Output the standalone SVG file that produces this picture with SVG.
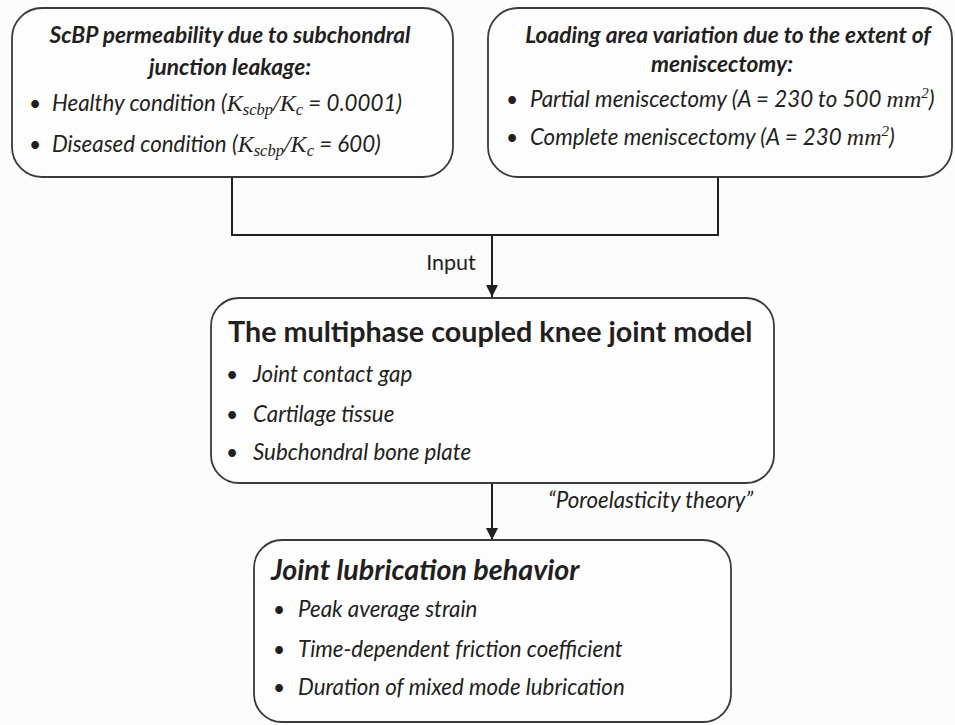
<svg xmlns="http://www.w3.org/2000/svg" width="955" height="725" viewBox="0 0 955 725">
  <defs>
    <marker id="arrow" viewBox="0 0 12 12" refX="12" refY="6" markerWidth="12" markerHeight="12" markerUnits="userSpaceOnUse" orient="auto">
      <path d="M0,0 L12,6 L0,12 Z" fill="#231f20"/>
    </marker>
    <style>
      .box { fill: #fdfdfe; stroke: #3a3a3a; stroke-width: 1.8; }
      .conn { fill: none; stroke: #231f20; stroke-width: 2; }
      text { font-family: Lato, "Liberation Sans", sans-serif; fill: #231f20; }
      .h { font-weight: bold; font-style: italic; font-size: 22.7px; }
      .it { font-style: italic; font-size: 22.3px; }
      .b { font-size: 21px; }
      .m { font-family: "Liberation Serif", "DejaVu Serif", serif; font-style: italic; font-size: 24px; }
      .s { font-family: "Liberation Serif", "DejaVu Serif", serif; font-style: italic; font-size: 16.5px; }
      .sup { font-family: "Liberation Serif", "DejaVu Serif", serif; font-size: 15px; }
      .title { font-weight: bold; font-size: 28.7px; }
      .lbl { font-size: 21.5px; }
    </style>
  </defs>
  <rect width="955" height="725" fill="#fcfcfd"/>

  <g id="connectors">
    <path class="conn" d="M232 177 V235 H718 V177"/>
    <path class="conn" d="M492 235 V297" marker-end="url(#arrow)"/>
    <path class="conn" d="M492 483 V540" marker-end="url(#arrow)"/>
    <text class="lbl" x="451" y="270" text-anchor="middle">Input</text>
    <text class="it" x="548" y="508">“Poroelasticity theory”</text>
  </g>

  <g id="node-scbp">
    <rect class="box" x="12" y="8" width="441" height="169" rx="30"/>
    <text class="h" x="230" y="43" text-anchor="middle">ScBP permeability due to subchondral</text>
    <text class="h" x="230" y="75" text-anchor="middle">junction leakage:</text>
    <text class="b" x="29" y="111">•</text>
    <text class="it" x="52" y="111">Healthy condition (<tspan class="m">K</tspan><tspan class="s" dy="4">scbp</tspan><tspan class="m" dy="-4">/K</tspan><tspan class="s" dy="4">c</tspan><tspan dy="-4"> = 0.0001)</tspan></text>
    <text class="b" x="29" y="152">•</text>
    <text class="it" x="52" y="152">Diseased condition (<tspan class="m">K</tspan><tspan class="s" dy="4">scbp</tspan><tspan class="m" dy="-4">/K</tspan><tspan class="s" dy="4">c</tspan><tspan dy="-4"> = 600)</tspan></text>
  </g>

  <g id="node-loading">
    <rect class="box" x="488" y="8" width="464" height="169" rx="30"/>
    <text class="h" x="728" y="43" text-anchor="middle">Loading area variation due to the extent of</text>
    <text class="h" x="722" y="72" text-anchor="middle">meniscectomy:</text>
    <text class="b" x="506" y="107">•</text>
    <text class="it" x="530" y="107">Partial meniscectomy (A = 230 to 500 <tspan class="m">mm</tspan><tspan class="sup" dy="-9">2</tspan><tspan dy="9">)</tspan></text>
    <text class="b" x="506" y="145">•</text>
    <text class="it" x="530" y="145">Complete meniscectomy (A = 230 <tspan class="m">mm</tspan><tspan class="sup" dy="-9">2</tspan><tspan dy="9">)</tspan></text>
  </g>

  <g id="node-model">
    <rect class="box" x="211" y="298" width="563" height="185" rx="28"/>
    <text class="title" x="228" y="342">The multiphase coupled knee joint model</text>
    <text class="b" x="226" y="382">•</text>
    <text class="it" x="253" y="382">Joint contact gap</text>
    <text class="b" x="226" y="422">•</text>
    <text class="it" x="253" y="422">Cartilage tissue</text>
    <text class="b" x="226" y="460">•</text>
    <text class="it" x="253" y="460">Subchondral bone plate</text>
  </g>

  <g id="node-lubrication">
    <rect class="box" x="254" y="540" width="477" height="182" rx="28"/>
    <text class="title" x="271" y="580" font-style="italic" font-size="24px">Joint lubrication behavior</text>
    <text class="b" x="273" y="617">•</text>
    <text class="it" x="298" y="617">Peak average strain</text>
    <text class="b" x="273" y="657">•</text>
    <text class="it" x="298" y="657">Time-dependent friction coefficient</text>
    <text class="b" x="273" y="695">•</text>
    <text class="it" x="298" y="695">Duration of mixed mode lubrication</text>
  </g>
</svg>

=====

■ Exercise ■
Write out the full listing verbatim, excluding its pictures.

■ Solved problem ■
Output the standalone SVG file that produces this picture with SVG.
<svg xmlns="http://www.w3.org/2000/svg" width="955" height="725" viewBox="0 0 955 725">
  <defs>
    <marker id="arrow" viewBox="0 0 12 12" refX="12" refY="6" markerWidth="12" markerHeight="12" markerUnits="userSpaceOnUse" orient="auto">
      <path d="M0,0 L12,6 L0,12 Z" fill="#231f20"/>
    </marker>
    <style>
      .box { fill: #fdfdfe; stroke: #3a3a3a; stroke-width: 1.8; }
      .conn { fill: none; stroke: #231f20; stroke-width: 2; }
      text { font-family: Lato, "Liberation Sans", sans-serif; fill: #231f20; }
      .h { font-weight: bold; font-style: italic; font-size: 22.7px; }
      .it { font-style: italic; font-size: 22.3px; }
      .b { font-size: 21px; }
      .m { font-family: "Liberation Serif", "DejaVu Serif", serif; font-style: italic; font-size: 24px; }
      .s { font-family: "Liberation Serif", "DejaVu Serif", serif; font-style: italic; font-size: 16.5px; }
      .sup { font-family: "Liberation Serif", "DejaVu Serif", serif; font-size: 15px; }
      .title { font-weight: bold; font-size: 28.7px; }
      .lbl { font-size: 21.5px; }
    </style>
  </defs>
  <rect width="955" height="725" fill="#fcfcfd"/>

  <g id="connectors">
    <path class="conn" d="M232 177 V235 H718 V177"/>
    <path class="conn" d="M492 235 V297" marker-end="url(#arrow)"/>
    <path class="conn" d="M492 483 V540" marker-end="url(#arrow)"/>
    <text class="lbl" x="451" y="270" text-anchor="middle">Input</text>
    <text class="it" x="548" y="508">“Poroelasticity theory”</text>
  </g>

  <g id="node-scbp">
    <rect class="box" x="12" y="8" width="441" height="169" rx="30"/>
    <text class="h" x="230" y="43" text-anchor="middle">ScBP permeability due to subchondral</text>
    <text class="h" x="230" y="75" text-anchor="middle">junction leakage:</text>
    <text class="b" x="29" y="111">•</text>
    <text class="it" x="52" y="111">Healthy condition (<tspan class="m">K</tspan><tspan class="s" dy="4">scbp</tspan><tspan class="m" dy="-4">/K</tspan><tspan class="s" dy="4">c</tspan><tspan dy="-4"> = 0.0001)</tspan></text>
    <text class="b" x="29" y="152">•</text>
    <text class="it" x="52" y="152">Diseased condition (<tspan class="m">K</tspan><tspan class="s" dy="4">scbp</tspan><tspan class="m" dy="-4">/K</tspan><tspan class="s" dy="4">c</tspan><tspan dy="-4"> = 600)</tspan></text>
  </g>

  <g id="node-loading">
    <rect class="box" x="488" y="8" width="464" height="169" rx="30"/>
    <text class="h" x="728" y="43" text-anchor="middle">Loading area variation due to the extent of</text>
    <text class="h" x="722" y="72" text-anchor="middle">meniscectomy:</text>
    <text class="b" x="506" y="107">•</text>
    <text class="it" x="530" y="107">Partial meniscectomy (A = 230 to 500 <tspan class="m">mm</tspan><tspan class="sup" dy="-9">2</tspan><tspan dy="9">)</tspan></text>
    <text class="b" x="506" y="145">•</text>
    <text class="it" x="530" y="145">Complete meniscectomy (A = 230 <tspan class="m">mm</tspan><tspan class="sup" dy="-9">2</tspan><tspan dy="9">)</tspan></text>
  </g>

  <g id="node-model">
    <rect class="box" x="211" y="298" width="563" height="185" rx="28"/>
    <text class="title" x="228" y="342">The multiphase coupled knee joint model</text>
    <text class="b" x="226" y="382">•</text>
    <text class="it" x="253" y="382">Joint contact gap</text>
    <text class="b" x="226" y="422">•</text>
    <text class="it" x="253" y="422">Cartilage tissue</text>
    <text class="b" x="226" y="460">•</text>
    <text class="it" x="253" y="460">Subchondral bone plate</text>
  </g>

  <g id="node-lubrication">
    <rect class="box" x="254" y="540" width="477" height="182" rx="28"/>
    <text class="title" x="271" y="580" font-style="italic" font-size="24px">Joint lubrication behavior</text>
    <text class="b" x="273" y="617">•</text>
    <text class="it" x="298" y="617">Peak average strain</text>
    <text class="b" x="273" y="657">•</text>
    <text class="it" x="298" y="657">Time-dependent friction coefficient</text>
    <text class="b" x="273" y="695">•</text>
    <text class="it" x="298" y="695">Duration of mixed mode lubrication</text>
  </g>
</svg>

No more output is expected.